Sitting in one of the last buildings still intact after months of fighting near Benghazi’s airport, Libyan army special forces commander Wanis Bukhamada presides over a world of destruction.
His forces managed to stop an offensive of Islamist armed groups trying to take the airport in Benina, some 25km south of the eastern city – just one battle in wider chaos gripping the major oil producer three years after the overthrow of Muammar Gaddafi.
“We’ve liberated Benina,” Bukhamada said, working from a farm-turned-office equipped with a fax machine and Thuraya satellite phone.

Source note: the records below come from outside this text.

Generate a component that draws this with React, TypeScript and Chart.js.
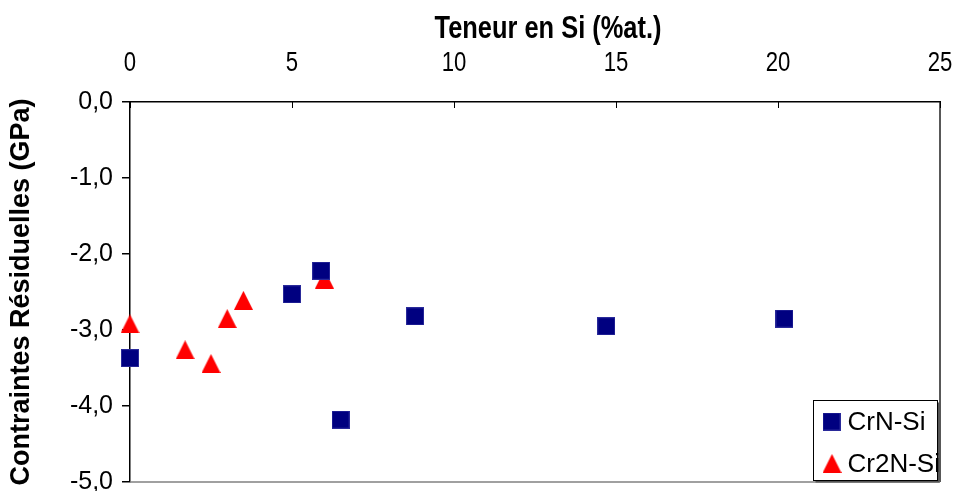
import React, { useEffect, useRef } from "react";
import { Chart, registerables } from "chart.js";

Chart.register(...registerables);

const crnSiX = [0, 5, 5.9, 6.5, 8.8, 14.7, 20.2];
const crnSiY = [-3.37, -2.53, -2.22, -4.18, -2.82, -2.95, -2.85];
const cr2nSiX = [0, 1.7, 2.5, 3.0, 3.5, 6.0];
const cr2nSiY = [-2.92, -3.26, -3.44, -2.85, -2.61, -2.33];

const seriesNames = ["CrN-Si", "Cr2N-Si"];
const xTitle = "Teneur en Si (%at.)";
const yTitle = "Contraintes Résiduelles (GPa)";
const xMin = 0, xMax = 25, xStep = 5;
const yMin = -5, yMax = 0, yStep = 1;

const NAVY = "#000080";
const RED = "#FF0000";
const SANS = "'Liberation Sans', Arial, sans-serif";
const CONDENSE = 0.82;

function makeTriangle(size: number, color: string) {
  const c = document.createElement("canvas");
  c.width = size;
  c.height = size;
  const ctx = c.getContext("2d")!;
  ctx.fillStyle = color;
  ctx.beginPath();
  ctx.moveTo(size / 2, 0);
  ctx.lineTo(size, size);
  ctx.lineTo(0, size);
  ctx.closePath();
  ctx.fill();
  return c;
}

function makeSquare(size: number, color: string, edge: string) {
  const c = document.createElement("canvas");
  c.width = size;
  c.height = size;
  const ctx = c.getContext("2d")!;
  ctx.fillStyle = edge;
  ctx.fillRect(0, 0, size, size);
  ctx.fillStyle = color;
  ctx.fillRect(1, 1, size - 2, size - 2);
  return c;
}

export default function App() {
  const ref = useRef<HTMLCanvasElement | null>(null);

  useEffect(() => {
    if (!ref.current) return;
    const tri = makeTriangle(19, RED);
    const sq = makeSquare(18, NAVY, "#2a2a9a");

    const framePlugin = {
      id: "frame",
      afterDraw(chart: any) {
        const { ctx, chartArea: a, scales } = chart;
        ctx.save();
        // right and bottom plot border
        ctx.lineWidth = 1.5;
        ctx.strokeStyle = "#202020";
        ctx.beginPath();
        ctx.moveTo(a.right, a.top);
        ctx.lineTo(a.right, a.bottom);
        ctx.stroke();
        ctx.strokeStyle = "#808080";
        ctx.beginPath();
        ctx.moveTo(a.left, a.bottom);
        ctx.lineTo(a.right, a.bottom);
        ctx.stroke();
        // inward ticks + condensed labels on the top x axis
        ctx.strokeStyle = "#000";
        ctx.lineWidth = 1;
        const xs = scales.x;
        ctx.fillStyle = "#000";
        ctx.textAlign = "center";
        ctx.textBaseline = "middle";
        ctx.font = `27px ${SANS}`;
        xs.ticks.forEach((t: any) => {
          const px = xs.getPixelForValue(t.value);
          const rx = Math.round(px) + 0.5;
          ctx.beginPath();
          ctx.moveTo(rx, a.top);
          ctx.lineTo(rx, a.top + 6);
          ctx.stroke();
          ctx.save();
          ctx.translate(px, a.top - 38);
          ctx.scale(CONDENSE, 1);
          ctx.fillText(String(t.label), 0, 0);
          ctx.restore();
        });
        // x title (condensed bold)
        ctx.save();
        ctx.font = `bold 31px ${SANS}`;
        ctx.translate((a.left + a.right) / 2 + 13, a.top - 73);
        ctx.scale(CONDENSE, 1);
        ctx.fillText(xTitle, 0, 0);
        ctx.restore();
        // legend
        const bw = 124, bh = 80;
        const bx = Math.round(a.right - 3 - bw) + 0.5;
        const by = Math.round(a.bottom - 2 - bh) + 0.5;
        ctx.fillStyle = "#555";
        ctx.fillRect(bx + 2, by + 2, bw, bh);
        ctx.fillStyle = "#fff";
        ctx.fillRect(bx, by, bw, bh);
        ctx.strokeStyle = "#000";
        ctx.lineWidth = 1;
        ctx.strokeRect(bx, by, bw, bh);
        const icons = [sq, tri];
        ctx.font = `26px ${SANS}`;
        ctx.textAlign = "left";
        ctx.textBaseline = "middle";
        ctx.fillStyle = "#000";
        chart.data.datasets.forEach((ds: any, i: number) => {
          const cy = by + 21 + i * 42;
          const ic = icons[i];
          ctx.drawImage(ic, bx + 9, cy - ic.height / 2);
          ctx.fillText(ds.label, bx + 34, cy + 1);
        });
        ctx.restore();
      },
    };

    const chart = new Chart(ref.current, {
      type: "scatter",
      data: {
        datasets: [
          {
            label: seriesNames[0],
            data: crnSiX.map((x, i) => ({ x, y: crnSiY[i] })),
            pointStyle: sq as any,
            backgroundColor: NAVY,
            borderColor: NAVY,
            clip: false as any,
          },
          {
            label: seriesNames[1],
            data: cr2nSiX.map((x, i) => ({ x, y: cr2nSiY[i] })),
            pointStyle: tri as any,
            backgroundColor: RED,
            borderColor: RED,
            clip: false as any,
          },
        ],
      },
      plugins: [framePlugin],
      options: {
        responsive: false,
        animation: false,
        events: [],
        layout: { padding: { left: 0, top: 0, right: 15, bottom: -5 } },
        plugins: {
          legend: { display: false },
          tooltip: { enabled: false },
        },
        scales: {
          x: {
            type: "linear",
            position: "top",
            min: xMin,
            max: xMax,
            ticks: { stepSize: xStep, display: false },
            grid: { display: false, drawOnChartArea: false },
            border: { display: true, color: "#000", width: 1.5 },
            title: { display: false, text: xTitle },
            afterFit(scale: any) {
              scale.height = 102;
            },
          },
          y: {
            type: "linear",
            min: yMin,
            max: yMax,
            ticks: {
              stepSize: yStep,
              color: "#000",
              font: { family: SANS, size: 25 },
              padding: 9,
              callback: (v: any) => Number(v).toFixed(1).replace(".", ",").replace("-0,0", "0,0"),
            },
            grid: {
              display: true,
              drawOnChartArea: false,
              drawTicks: true,
              tickLength: 8,
              color: "#000",
              lineWidth: 1.5,
            },
            border: { display: true, color: "#000", width: 1.5 },
            title: {
              display: true,
              text: yTitle,
              color: "#000",
              font: { family: SANS, size: 27, weight: "bold" },
              padding: { top: 5, bottom: 0 },
            },
            afterFit(scale: any) {
              scale.width = 130;
            },
          },
        },
      },
    });
    return () => chart.destroy();
  }, []);

  return (
    <div style={{ position: "absolute", left: 0, top: 0, width: 955, height: 491, overflow: "hidden", background: "#fff" }}>
      <canvas ref={ref} width={955} height={506} style={{ display: "block" }} />
    </div>
  );
}
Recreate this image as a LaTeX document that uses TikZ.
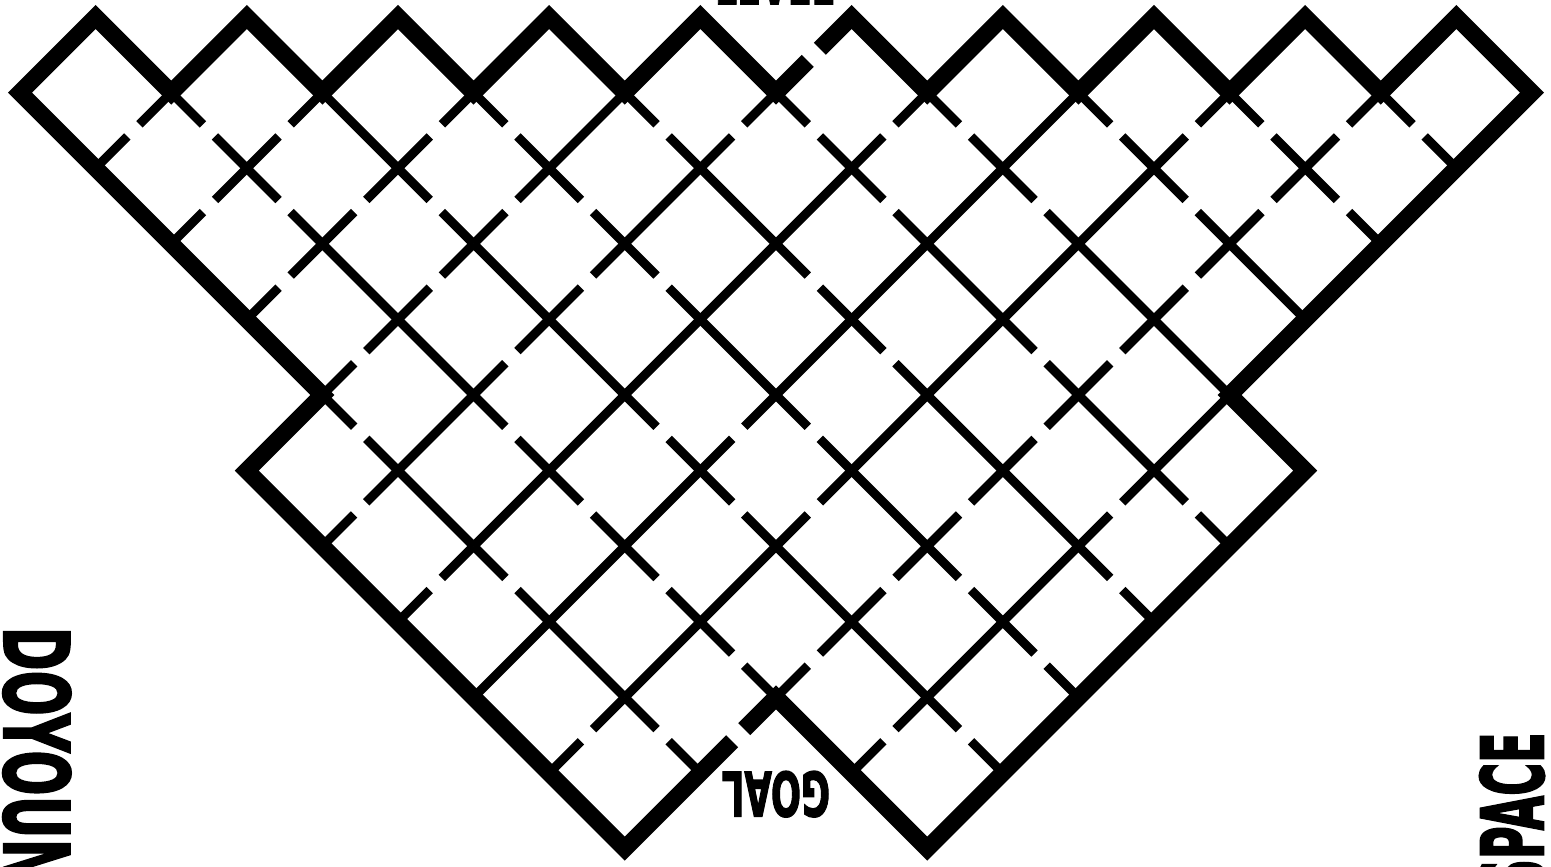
\documentclass[tikz,border=0pt]{standalone}
\usepackage{fontspec}
\setmainfont{DejaVu Sans}
\newfontfamily\signfont{DejaVu Sans}[UprightFont={* Bold}, FakeBold=2.5]
\usepackage{tikz}
\usetikzlibrary{calc}
\definecolor{ink}{HTML}{000000}
\tikzset{
  wall/.style  = {draw=ink, line width=9pt, line cap=butt},
  rim/.style   = {draw=ink, line width=17pt, line join=miter, line cap=butt},
  tag/.style   = {inner sep=0pt, text=ink},
}
\newcommand{\stublen}{0.42}

\begin{document}
\begin{tikzpicture}[x=75.6pt, y=-75.6pt]
  % lattice point (0,0) sits 20px right and 17px down from the corner
  \useasboundingbox ({-20/75.6},{-17/75.6}) rectangle ({1531/75.6},{850/75.6});

  % closed walls, down-right
  \foreach \c/\r in {5/6, 7/8, 4/3, 5/4, 4/1, 6/3, 7/4, 10/7, 11/8, 9/4,
                     11/6, 9/2, 12/5, 13/6, 12/3, 14/5, 14/3, 15/4, 16/3}
    \draw[wall] (\c,\r) -- ++(1,1);
  % closed walls, up-right
  \foreach \c/\r in {7/2, 5/6, 8/3, 6/7, 7/6, 8/5, 9/4, 10/3, 6/9, 7/8, 8/7,
                     10/5, 11/4, 12/3, 13/2, 8/9, 9/8, 11/6, 12/5, 13/4,
                     14/3, 12/9, 13/8, 15/6}
    \draw[wall] (\c,\r) -- ++(1,-1);

  % open walls (two stubs), down-right
  \foreach \c/\r in {4/5, 6/7, 8/9, 2/1, 3/2, 6/5, 7/6, 8/7, 9/8, 5/2, 8/5,
                     9/6, 12/9, 6/1, 7/2, 8/3, 10/5, 12/7, 13/8, 8/1, 10/3,
                     11/4, 14/7, 10/1, 11/2, 13/4, 15/6, 12/1, 13/2, 14/1,
                     15/2, 16/1, 17/2, 18/1} {
    \draw[wall] (\c,\r) -- ++(\stublen,\stublen);
    \draw[wall] ({\c+1},{\r+1}) -- ++(-\stublen,-\stublen);
  }
  % open walls (two stubs), up-right
  \foreach \c/\r in {1/2, 2/3, 3/2, 3/4, 4/3, 5/2, 4/5, 5/4, 6/3, 4/7, 6/5,
                     7/4, 9/2, 5/8, 11/2, 9/6, 7/10, 10/7, 15/2, 10/9, 11/8,
                     12/7, 13/6, 14/5, 15/4, 16/3, 17/2, 11/10, 14/7} {
    \draw[wall] (\c,\r) -- ++(\stublen,-\stublen);
    \draw[wall] ({\c+1},{\r-1}) -- ++(-\stublen,\stublen);
  }

  % outer rim, broken at the entry (top) and the exit (bottom)
  \draw[rim] (9.58,9.42) -- (10,9) -- (12,11) -- (17,6) -- (16,5) -- (20,1)
    -- (19,0) -- (18,1) -- (17,0) -- (16,1) -- (15,0) -- (14,1) -- (13,0)
    -- (12,1) -- (11,0) -- (10.58,0.42);
  \draw[rim] (10.42,0.58) -- (10,1) -- (9,0) -- (8,1) -- (7,0) -- (6,1)
    -- (5,0) -- (4,1) -- (3,0) -- (2,1) -- (1,0) -- (0,1) -- (4,5) -- (3,6)
    -- (8,11) -- (9,10) -- (9.42,9.58);

  % words round the maze
  \node[tag, font=\signfont\fontsize{60}{60}\selectfont, anchor=base]
    (level) at (9.98,-0.17) {\scalebox{0.58}[1]{LEVEL}};
  \node[tag, font=\signfont\fontsize{61}{61}\selectfont, rotate=180]
    (goal) at (10,10.28) {\scalebox{0.58}[1]{GOAL}};
  \node[tag, font=\signfont\fontsize{90}{90}\selectfont, rotate=-90, anchor=base west]
    (askleft) at (-0.21,8.06) {\scalebox{0.59}[1]{DOYOUNEED}};
  \node[tag, font=\signfont\fontsize{86}{86}\selectfont, rotate=90, anchor=base east]
    (spaceright) at (20.15,9.46) {\scalebox{0.52}[1]{SPACE}};
\end{tikzpicture}
\end{document}
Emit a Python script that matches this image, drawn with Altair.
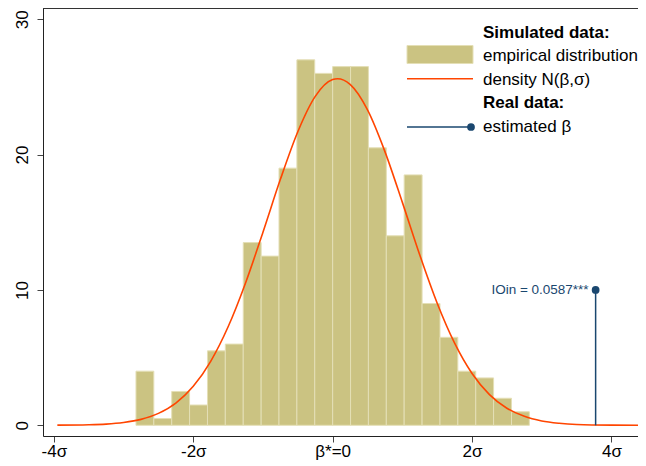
import altair as alt
import pandas as pd

# ---- data ----
bin_edges = [-2.822, -2.566, -2.309, -2.053, -1.796, -1.540, -1.283, -1.026,
             -0.770, -0.513, -0.257, 0.0, 0.257, 0.513, 0.770, 1.026, 1.283,
             1.540, 1.796, 2.053, 2.309, 2.566, 2.822]
counts = [4, 0.5, 2.5, 1.5, 5.5, 6, 13.5, 12.5, 19, 27, 26, 26.5, 26.5, 20.5,
          14, 18.5, 9, 6.5, 4, 3.5, 2, 1]

curve_x = [-3.95, -3.5, -3.25, -3.0, -2.75, -2.5, -2.25, -2.0, -1.75, -1.5,
           -1.25, -1.0, -0.75, -0.5, -0.25, 0.0, 0.07, 0.25, 0.5, 0.75, 1.0,
           1.25, 1.5, 1.75, 2.0, 2.25, 2.5, 2.75, 3.0, 3.25, 3.5, 4.0, 4.5]
curve_y = [0.01, 0.04, 0.09, 0.21, 0.44, 0.88, 1.64, 2.88, 4.73, 7.28,
           10.52, 14.27, 18.17, 21.69, 24.30, 25.54, 25.60, 25.18, 23.30, 20.22, 16.47,
           12.58, 9.02, 6.07, 3.83, 2.27, 1.26, 0.66, 0.32, 0.15, 0.06, 0.01, 0.0]

beta_x = [3.773]
beta_y = [10]
beta_label = ["IOin = 0.0587***"]

tick_values = [-4, -2, 0, 2, 4]
tick_labels = ["-4σ", "-2σ", "β*=0", "2σ", "4σ"]
y_ticks = [0, 10, 20, 30]

legend_labels = ["Simulated data:", "empirical distribution", "density N(β,σ)",
                 "Real data:", "estimated β"]

# ---- styling ----
KHAKI = "#cbc382"
KHAKI_EDGE = "#e4dfb6"
ORANGE = "#ff4500"
NAVY = "#1a476f"
FONT = "Liberation Sans"
W, H = 595, 428

bars = pd.DataFrame({"x0": bin_edges[:-1], "x1": bin_edges[1:], "count": counts})
curve = pd.DataFrame({"x": curve_x, "y": curve_y})
beta = pd.DataFrame({"x": beta_x, "y": beta_y, "label": beta_label})

expr = "''"
for v, l in reversed(list(zip(tick_values, tick_labels))):
    expr = f"datum.value == {v} ? '{l}' : ({expr})"

xscale = alt.Scale(domain=[-4.156, 4.381], nice=False, zero=False)
yscale = alt.Scale(domain=[-0.79, 30.83], nice=False, zero=False)

xaxis = alt.Axis(values=tick_values, labelExpr=expr, title=None, grid=False,
                 labelFontSize=17, labelFont=FONT, labelColor="#000",
                 tickSize=6, tickColor="#444", domainColor="#222",
                 labelPadding=1, labelFlush=False)
yaxis = alt.Axis(values=y_ticks, title=None, grid=False, labelAngle=270,
                 labelFontSize=17, labelFont=FONT, labelColor="#000",
                 tickSize=6, tickColor="#444", domainColor="#222",
                 labelPadding=6)

hist = alt.Chart(bars).mark_rect(fill=KHAKI, stroke=KHAKI_EDGE, strokeWidth=1).encode(
    x=alt.X("x0:Q", scale=xscale, axis=xaxis),
    x2="x1:Q",
    y=alt.Y("count:Q", scale=yscale, axis=yaxis),
    y2=alt.datum(0),
)

line = alt.Chart(curve).mark_line(color=ORANGE, strokeWidth=1.6, interpolate="monotone",
                                  clip=True).encode(
    x=alt.X("x:Q", scale=xscale),
    y=alt.Y("y:Q", scale=yscale),
)

stem = alt.Chart(beta).mark_rule(color=NAVY, strokeWidth=1.5).encode(
    x=alt.X("x:Q", scale=xscale),
    y=alt.Y("y:Q", scale=yscale),
    y2=alt.datum(0),
)
dot = alt.Chart(beta).mark_point(filled=True, color=NAVY, size=60, opacity=1).encode(
    x=alt.X("x:Q", scale=xscale),
    y=alt.Y("y:Q", scale=yscale),
)
lab = alt.Chart(beta).mark_text(align="right", baseline="middle", dx=-7, dy=0,
                                fontSize=13.5, font=FONT, color=NAVY).encode(
    x=alt.X("x:Q", scale=xscale),
    y=alt.Y("y:Q", scale=yscale),
    text="label:N",
)

# top frame line
one = pd.DataFrame({"k": [0]})
top_line = alt.Chart(one).mark_rule(color="#333", strokeWidth=1).encode(
    x=alt.value(0), x2=alt.value(W), y=alt.value(0.5))

# ---- manual legend ----
def leg_text(i, y, bold=False):
    return alt.Chart(pd.DataFrame({"t": [legend_labels[i]]})).mark_text(
        align="left", baseline="alphabetic", fontSize=17, font=FONT, color="#000",
        fontWeight="bold" if bold else "normal").encode(
        x=alt.value(440), y=alt.value(y), text="t:N")

leg_rect = alt.Chart(one).mark_rect(fill=KHAKI, stroke=KHAKI_EDGE, strokeWidth=1).encode(
    x=alt.value(364), x2=alt.value(430), y=alt.value(37.5), y2=alt.value(55.5))
leg_orange = alt.Chart(one).mark_rule(color=ORANGE, strokeWidth=1.6).encode(
    x=alt.value(364), x2=alt.value(430), y=alt.value(70.7))
leg_navy = alt.Chart(one).mark_rule(color=NAVY, strokeWidth=1.5).encode(
    x=alt.value(364), x2=alt.value(428), y=alt.value(119))
leg_dot = alt.Chart(one).mark_point(filled=True, color=NAVY, size=60, opacity=1).encode(
    x=alt.value(428), y=alt.value(119))

chart = alt.layer(
    hist, line, stem, dot, lab, top_line,
    leg_rect, leg_orange, leg_navy, leg_dot,
    leg_text(0, 29.5, True), leg_text(1, 53), leg_text(2, 76.5),
    leg_text(3, 100, True), leg_text(4, 124),
).properties(
    width=W, height=H,
    autosize=alt.AutoSizeParams(type="none"),
    padding={"left": 35, "top": 0, "right": 0, "bottom": 27},
).configure_view(stroke=None).configure(background="white")

chart.save("out.html", embed_options={"renderer": "svg", "actions": False})
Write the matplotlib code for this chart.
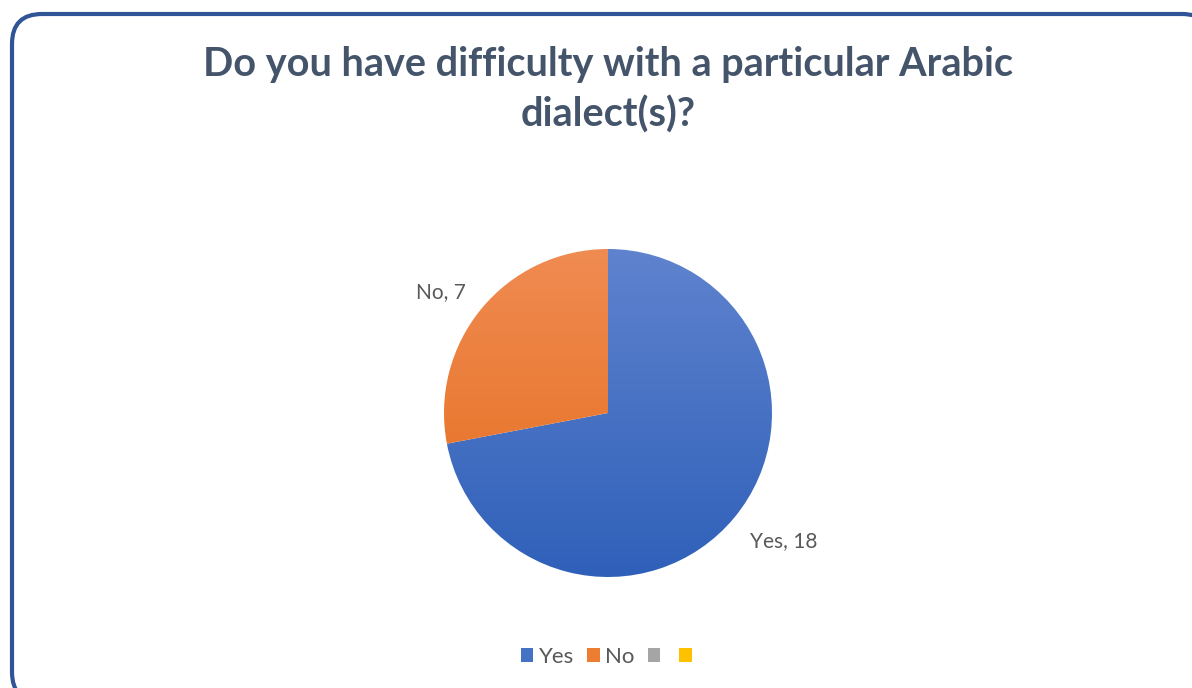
import numpy as np
import matplotlib
matplotlib.use('Agg')
import matplotlib.pyplot as plt
from matplotlib.patches import FancyBboxPatch, Patch
from matplotlib.colors import LinearSegmentedColormap

# Survey answers
categories = ['Yes', 'No', '', '']
counts = [18, 7, 0, 0]
title = 'Do you have difficulty with a particular Arabic\ndialect(s)?'

# top/bottom shades for each slice (gradient fill), legend colours
shade_top = ['#5F83CE', '#F08B52', '#A5A5A5', '#FFC000']
shade_bot = ['#2F60B9', '#E46C1A', '#A5A5A5', '#FFC000']
legend_colors = ['#4472C4', '#ED7D31', '#A5A5A5', '#FFC000']
# nudge of the data labels away from the default spot, in pixels
label_nudge = {0: (10, 9), 1: (-2, -16)}

W, H = 1192, 688
fig = plt.figure(figsize=(W / 100, H / 100), dpi=100)
plt.rcParams['font.family'] = ['Lato', 'DejaVu Sans']

# background frame in pixel coordinates
bg = fig.add_axes([0, 0, 1, 1])
bg.set_xlim(0, W)
bg.set_ylim(H, 0)
bg.axis('off')
frame = FancyBboxPatch((12, 14), 1200, 688, boxstyle='round,pad=0,rounding_size=30',
                       facecolor='white', edgecolor='#2F5597', linewidth=3.0)
bg.add_patch(frame)

fig.text(608 / W, 1 - 90 / H, title, ha='center', va='center', fontsize=28.5,
         fontweight='bold', color='#44546A', linespacing=1.42)

# pie axes: radius 1 -> ~164 px
R = 164
cx, cy, half = 608, 413, 200
ax = fig.add_axes([(cx - half) / W, (H - cy - half) / H, 2 * half / W, 2 * half / H])
lim = 2 * half / (2 * R)
ax.set_aspect('equal')
ax.axis('off')

idx = [i for i, v in enumerate(counts) if v > 0]
vals = [counts[i] for i in idx]
labels = [f'{categories[i]}, {counts[i]}' for i in idx]
wedges, texts = ax.pie(vals, labels=labels, startangle=90, counterclock=False,
                       labeldistance=1.31, textprops=dict(fontsize=15, color='#595959'),
                       wedgeprops=dict(linewidth=0, edgecolor='none'))
ax.set_xlim(-lim, lim)
ax.set_ylim(-lim, lim)

grad = np.linspace(0, 1, 256).reshape(-1, 1)
for w, i, t in zip(wedges, idx, texts):
    t.set_ha('center')
    t.set_va('center')
    x, y = t.get_position()
    dx, dy = label_nudge.get(i, (0, 0))
    t.set_position((x + dx / R, y + dy / R))
    cmap = LinearSegmentedColormap.from_list(f'g{i}', [shade_top[i], shade_bot[i]])
    w.set_facecolor('none')
    im = ax.imshow(grad, cmap=cmap, extent=(-1, 1, -1, 1), origin='upper',
                   aspect='auto', zorder=0.5)
    im.set_clip_path(w)

handles = [Patch(facecolor=c, edgecolor='none') for c in legend_colors]
fig.legend(handles, categories, loc='center', bbox_to_anchor=(609 / W, 1 - 657 / H),
           ncol=4, frameon=False, fontsize=16, handlelength=0.56, handleheight=0.56,
           handletextpad=0.25, columnspacing=0.6, labelcolor='#595959')

fig.savefig('out.png', dpi=100)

The Benghazi clashes involving warplanes, tanks and artillery were among the worst since 2011. The violence has reinforced Western fears that Libya may be sliding into civil war as rival former rebel groups who helped topple Gaddafi use their heavy weaponry to carve out fiefdoms.
The battle for Benghazi, Libya’s second largest city, and its surroundings runs parallel to the Tripoli conflict. A chaotic struggle for control of the city after special forces were driven out has for months pitted government forces and irregular units against a coalition of Islamist brigades.
The regular army, like other Libyan institutions too weak to control rival armed factions, has now teamed up in Benghazi with forces of former general Khalifa Haftar, an ex-Gaddafi general who started his own campaign against Islamists in May.